Hetzelfde gebeurde tijdens dit debat, in nota bene het parlement. Een woordenwisseling over coronamaatregelen werd een wedstrijd verongelijkt zijn naar aanleiding van een idiote vergelijking. Met lede ogen zie ik het debatteerniveau van het Nederlandse parlement aan. Dat lijkt haast kinderlijk, een peuterspeelzaal waar de hardste huiler zijn of haar zin krijgt.
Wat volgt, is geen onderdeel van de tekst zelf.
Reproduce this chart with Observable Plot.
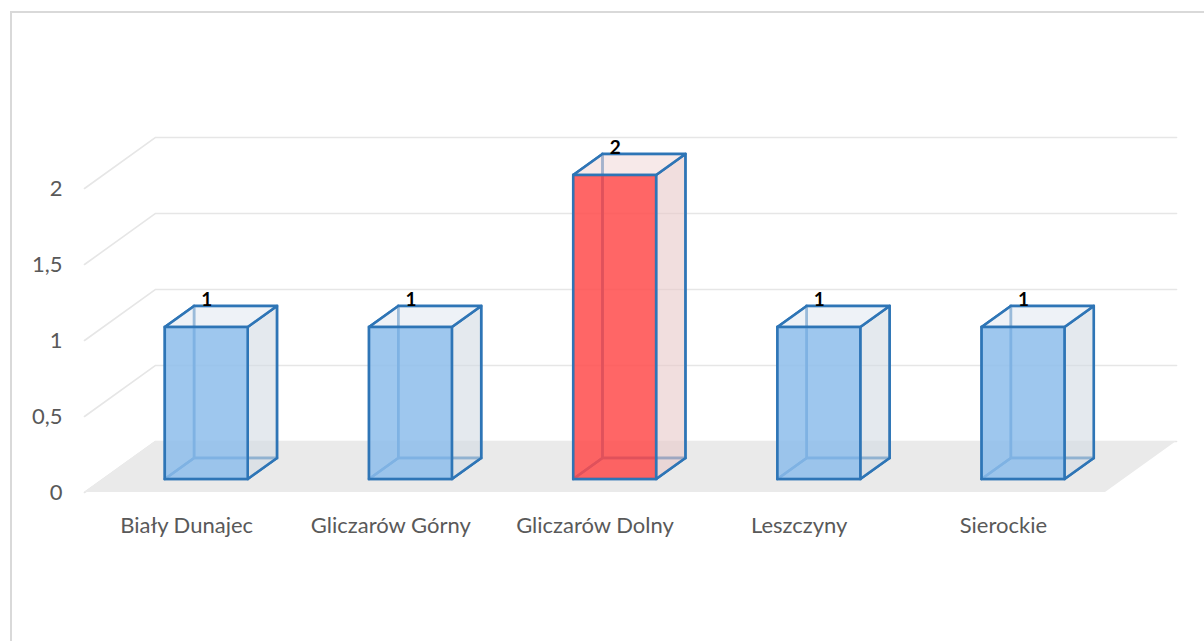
<!DOCTYPE html>
<html>
<head>
<meta charset="utf-8">
<script src="https://cdn.jsdelivr.net/npm/d3@7"></script>
<script src="https://cdn.jsdelivr.net/npm/@observablehq/plot@0.6"></script>
<style>
  html, body { margin: 0; padding: 0; background: #fff; overflow: hidden; }
  #wrap { position: relative; width: 1204px; height: 641px; }
  #frame { position: absolute; left: 10px; top: 11px; width: 1204px; height: 641px;
           border-left: 2px solid #d9d9d9; border-top: 2px solid #d9d9d9; }
  #chart { position: absolute; left: 0; top: 0; }
</style>
</head>
<body>
<div id="wrap"><div id="frame"></div><div id="chart"></div></div>
<script>
// ---- data ----
const categories = ["Biały Dunajec", "Gliczarów Górny", "Gliczarów Dolny", "Leszczyny", "Sierockie"];
const values = [1, 1, 2, 1, 1];
const highlighted = ["Gliczarów Dolny"];
const yTicks = [0, 0.5, 1, 1.5, 2];
const yTickLabels = ["0", "0,5", "1", "1,5", "2"];

// ---- 3D geometry (in data units) ----
const DX = 0.348;  // depth shift along x (category units) for full depth
const DY = 0.336;  // depth shift along y (value units) for full depth
const D0 = 0.255, D1 = 0.667; // front & back depth of bars
const HW = 0.203;  // half bar width (category units)
const XOFF = 0.51; // bar centre within category
const n = categories.length;

const bars = categories.map((c, i) => ({
  key: c, i, v: values[i], hi: highlighted.includes(c),
  left: i + XOFF - HW, right: i + XOFF + HW
}));

const face = (b, d) => ({key: b.key, hi: b.hi, x1: b.left + d * DX, x2: b.right + d * DX, y1: d * DY, y2: b.v + d * DY});
const frontFaces = bars.map(b => face(b, D0));
const backFaces = bars.map(b => face(b, D1));
const side = (b, xx) => [D0, D1].map(d => ({key: b.key, hi: b.hi, x: xx + d * DX, y1: d * DY, y2: b.v + d * DY}));
const rightFaces = bars.flatMap(b => side(b, b.right));
const leftFaces = bars.flatMap(b => side(b, b.left));
const hor = (b, yy) => [D0, D1].map(d => ({key: b.key, hi: b.hi, y: yy + d * DY, x1: b.left + d * DX, x2: b.right + d * DX}));
const topFaces = bars.flatMap(b => hor(b, b.v));
const bottomFaces = bars.flatMap(b => hor(b, 0));

const grid = yTicks.flatMap(t => [
  {t, x: 0, y: t}, {t, x: DX, y: t + DY}, {t, x: n + DX, y: t + DY}
]);
const floor = [{y: 0, x1: 0, x2: n}, {y: DY, x1: DX, x2: n + DX}];

const STROKE = "#2E75B6";
const SW = 2.5;
const font = "Lato, 'Open Sans', sans-serif";

const chart = Plot.plot({
  width: 1204, height: 641,
  marginLeft: 84, marginRight: 99, marginTop: 112, marginBottom: 149,
  x: {domain: [0, n], axis: null},
  y: {domain: [0, 2.5], axis: null},
  style: {fontFamily: font, background: "transparent"},
  marks: [
    Plot.line(grid, {x: "x", y: "y", z: "t", stroke: "#e6e6e6", strokeWidth: 1.6}),
    Plot.areaX(floor, {y: "y", x1: "x1", x2: "x2", fill: "#eaeaea"}),
    // hidden (inner) faces: outlines only
    Plot.rect(backFaces, {x1: "x1", x2: "x2", y1: "y1", y2: "y2", fill: "none", stroke: STROKE, strokeWidth: SW}),
    Plot.areaY(leftFaces, {x: "x", y1: "y1", y2: "y2", z: "key", fill: "none", stroke: STROKE, strokeWidth: SW}),
    Plot.areaX(bottomFaces, {y: "y", x1: "x1", x2: "x2", z: "key", fill: "none", stroke: STROKE, strokeWidth: SW}),
    // visible faces
    Plot.areaY(rightFaces, {x: "x", y1: "y1", y2: "y2", z: "key",
      fill: d => d.hi ? "#E8C8C8" : "#D2DAE3", fillOpacity: 0.6, stroke: STROKE, strokeWidth: SW, strokeLinejoin: "round"}),
    Plot.areaX(topFaces, {y: "y", x1: "x1", x2: "x2", z: "key",
      fill: d => d.hi ? "#F2DADA" : "#E3EAF1", fillOpacity: 0.6, stroke: STROKE, strokeWidth: SW, strokeLinejoin: "round"}),
    Plot.rect(frontFaces, {x1: "x1", x2: "x2", y1: "y1", y2: "y2",
      fill: d => d.hi ? "#FF4B4B" : "#8DBDEB", fillOpacity: 0.85, stroke: STROKE, strokeWidth: SW}),
    // y tick labels
    Plot.text(yTicks, {x: 0, y: d => d, text: (d, i) => yTickLabels[i], dx: -22, textAnchor: "end",
      fill: "#595959", fontSize: 22}),
    // category labels
    Plot.text(bars, {x: d => d.i + 0.5, y: 0, text: "key", dy: 33, fill: "#595959", fontSize: 22}),
    // value labels
    Plot.text(bars, {x: d => d.i + XOFF + D0 * DX, y: d => d.v + D1 * DY, text: d => String(d.v),
      lineAnchor: "bottom", dy: 0, fill: "#000", fontSize: 19, fontWeight: "bold"})
  ]
});
document.getElementById("chart").appendChild(chart);
</script>
</body>
</html>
Op de inhoud in plaats van de emotie

Tweede Kamerleden moeten zich niet naar beneden laten trekken door een mening die schurend, kwetsend of inhoudelijk verwerpelijk is. Zij moeten zich bewust zijn van hun waardigheid, van het feit dat zij het land vertegenwoordigen. Ze moeten zich dan ook op die manier verdedigen tegen meningen die niet die van hen zijn.

Ce n’est pas le ton qui fait la musique, maar de inhoud. Durf dat debat dan ook aan te gaan, laat zien waarom een mening niet de jouwe is. Laat je niet verleiden tot het vervallen in emoties. Laat zien waarom je een volksvertegenwoordiger waardig bent.